Backlogs and delays grew.

Process Can Take Two Years

A process that in the fall of 1996 took six months from filing an application to being sworn in may now take two years or more. Once again, confusion is rampant. The number of new citizens sworn in nationwide plunged 50% last year.

Meantime, almost 500,000 people languish in the citizenship queue in Southern California alone. Some have waited for three years or more, consigned to what INS Commissioner Meissner herself has described as a "black hole." No one should have to wait more than six months, Meissner agrees.

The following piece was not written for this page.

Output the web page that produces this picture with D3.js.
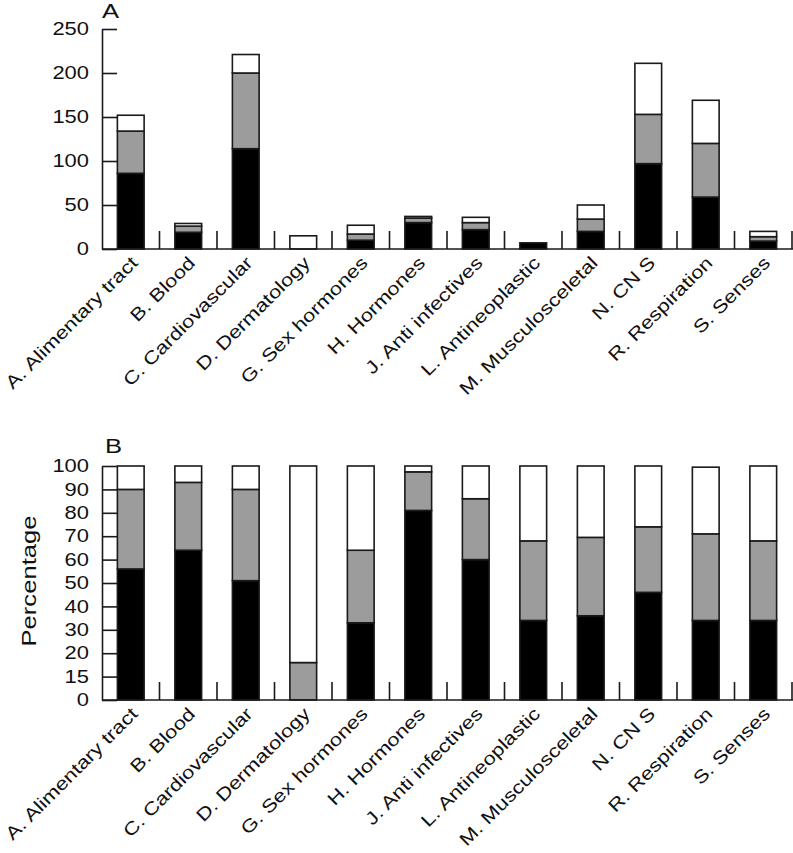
<!DOCTYPE html>
<html>
<head>
<meta charset="utf-8">
<script src="https://cdn.jsdelivr.net/npm/d3@7"></script>
<style>
  html, body { margin: 0; padding: 0; background: #fff; }
  svg { display: block; }
  text { font-family: "Liberation Sans", Arial, Helvetica, sans-serif; fill: #111; }
</style>
</head>
<body>
<svg id="chart" width="793" height="853"></svg>
<script>
// ---------- data ----------
const categories = ["A. Alimentary tract", "B. Blood", "C. Cardiovascular", "D. Dermatology",
  "G. Sex hormones", "H. Hormones", "J. Anti infectives", "L. Antineoplastic",
  "M. Musculosceletal", "N. CN S", "R. Respiration", "S. Senses"];
const seriesKeys = ["black", "gray", "white"];
const seriesColors = ["#000000", "#9c9c9c", "#ffffff"];

// Panel A: counts
const countBlack = [86, 19, 114, 0, 10, 30, 22, 7, 20, 97, 59, 9];
const countGray  = [48, 7, 86, 0, 7, 5, 8, 0, 14, 56, 61, 5];
const countWhite = [18, 3, 21, 15, 10, 2, 6, 0, 16, 58, 49, 6];
const countTicks = [0, 50, 100, 150, 200, 250];
const countTickLabels = ["0", "50", "100", "150", "200", "250"];

// Panel B: percentages
const pctBlack = [56, 64, 51, 0, 33, 81, 60, 34, 36, 46, 34, 34];
const pctGray  = [34, 29, 39, 16, 31, 16.5, 26, 34, 33.5, 28, 37, 34];
const pctWhite = [10, 7, 10, 84, 36, 2.5, 14, 32, 30.5, 26, 28.5, 32];
const pctTicks = [0, 10, 20, 30, 40, 50, 60, 70, 80, 90, 100];
const pctTickLabels = ["0", "15", "20", "30", "40", "50", "60", "70", "80", "90", "100"];

// ---------- drawing ----------
const svg = d3.select("#chart");
svg.append("rect").attr("width", 793).attr("height", 853).attr("fill", "#fff");

const XS = 1.22; // horizontal glyph stretch of the original typeface
const x = d3.scaleBand().domain(categories).range([102, 792]).padding(0);
const barW = x.bandwidth() * 0.465;

function panel(opts) {
  const { black, gray, white, ticks, tickLabels, domainMax, y0, y1, letter, letterX, letterY } = opts;
  const rows = categories.map((c, i) => ({ cat: c, black: black[i], gray: gray[i], white: white[i] }));
  const y = d3.scaleLinear().domain([0, domainMax]).range([y0, y1]);
  const g = svg.append("g");

  // stacked bars
  const stacked = d3.stack().keys(seriesKeys)(rows);
  stacked.forEach((layer, li) => {
    g.append("g").selectAll("rect").data(layer.filter(d => d[1] - d[0] > 0)).join("rect")
      .attr("x", d => x(d.data.cat) + (x.bandwidth() - barW) / 2)
      .attr("width", barW)
      .attr("y", d => y(d[1]))
      .attr("height", d => y(d[0]) - y(d[1]))
      .attr("fill", seriesColors[li])
      .attr("stroke", "#1a1a1a")
      .attr("stroke-width", 1.6);
  });

  // y axis (ticks pointing inward)
  const yAxis = d3.axisLeft(y).tickValues(ticks)
    .tickFormat((d, i) => tickLabels[i])
    .tickSizeInner(-15).tickSizeOuter(0).tickPadding(13);
  const ag = g.append("g").attr("transform", `translate(${x.range()[0]},0)`).call(yAxis);
  ag.select(".domain").attr("stroke", "#1a1a1a").attr("stroke-width", 1.6);
  ag.selectAll(".tick line").attr("stroke", "#1a1a1a").attr("stroke-width", 1.6);
  ag.selectAll(".tick text")
    .attr("x", null)
    .attr("transform", `translate(-13,0) scale(${XS},1)`)
    .attr("font-size", 18)
    .attr("font-family", "'Liberation Sans', Arial, sans-serif")
    .attr("fill", "#111");

  // x baseline and separators
  g.append("line").attr("x1", x.range()[0]).attr("x2", 793)
    .attr("y1", y(0)).attr("y2", y(0))
    .attr("stroke", "#1a1a1a").attr("stroke-width", 1.6);
  g.append("g").selectAll("line").data(categories).join("line")
    .attr("x1", d => x(d) + x.step()).attr("x2", d => x(d) + x.step())
    .attr("y1", y(0)).attr("y2", y(0) - 18)
    .attr("stroke", "#1a1a1a").attr("stroke-width", 1.6);

  // category labels
  g.append("g").selectAll("text").data(categories).join("text")
    .attr("transform", d => `translate(${x(d) + x.bandwidth() / 2 + 8},${y(0) + 15}) rotate(-45) scale(${XS},1)`)
    .attr("text-anchor", "end")
    .attr("font-size", 18)
    .text(d => d);

  // panel letter
  g.append("text")
    .attr("transform", `translate(${letterX},${letterY}) scale(${XS},1)`)
    .attr("font-size", 21)
    .text(letter);
  return y;
}

panel({ black: countBlack, gray: countGray, white: countWhite, ticks: countTicks,
  tickLabels: countTickLabels, domainMax: 250, y0: 249, y1: 29, letter: "A", letterX: 102, letterY: 18 });
panel({ black: pctBlack, gray: pctGray, white: pctWhite, ticks: pctTicks,
  tickLabels: pctTickLabels, domainMax: 100, y0: 700, y1: 466, letter: "B", letterX: 105, letterY: 453 });

// y title for panel B
svg.append("text")
  .attr("transform", `translate(36,581) rotate(-90) scale(${XS},1)`)
  .attr("text-anchor", "middle")
  .attr("font-size", 21)
  .text("Percentage");
</script>
</body>
</html>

In Los Angeles, 200,000 long-stalled applicant files have been trucked to an expansive sixth-floor office in the Federal Building downtown, to be dissected by INS staffers. Many of the files have been gathering dust for years in assorted INS offices. Most affected applicants have waited so long that, through no fault of their own, their security checks have lapsed and they must have their fingerprints taken anew--"re-fingerprinting," in INS parlance. The FBI, it turns out, discards fingerprints submitted for background checks after 15 months.

This year, citizenship applications are plunging by almost 50% nationwide--the first such decline after six years of unprecedented growth.

There are many reasons for the drop-off, but it is clear that growing frustration is part of the picture. Too many would-be citizens have seen friends and loved ones waiting without word on their cases.

"I've heard nothing," said Joaquin Antonio Flores, a 50-year-old native of El Salvador who has lived in the United States since 1970.

Flores filed for citizenship almost four years ago and was interviewed by the INS in June 1995. He submitted new fingerprints in January, but there has been no word since. His wife and adult son have since become citizens. Flores yearns to vote.

"I have lived more than half of my life in this country," noted Flores, a building maintenance worker in Los Angeles. "I feel American."

The result of such uncertainty, many community activists and others believe, is that naturalization has once again become the mysterious, intimidating void that it was at the beginning of the decade.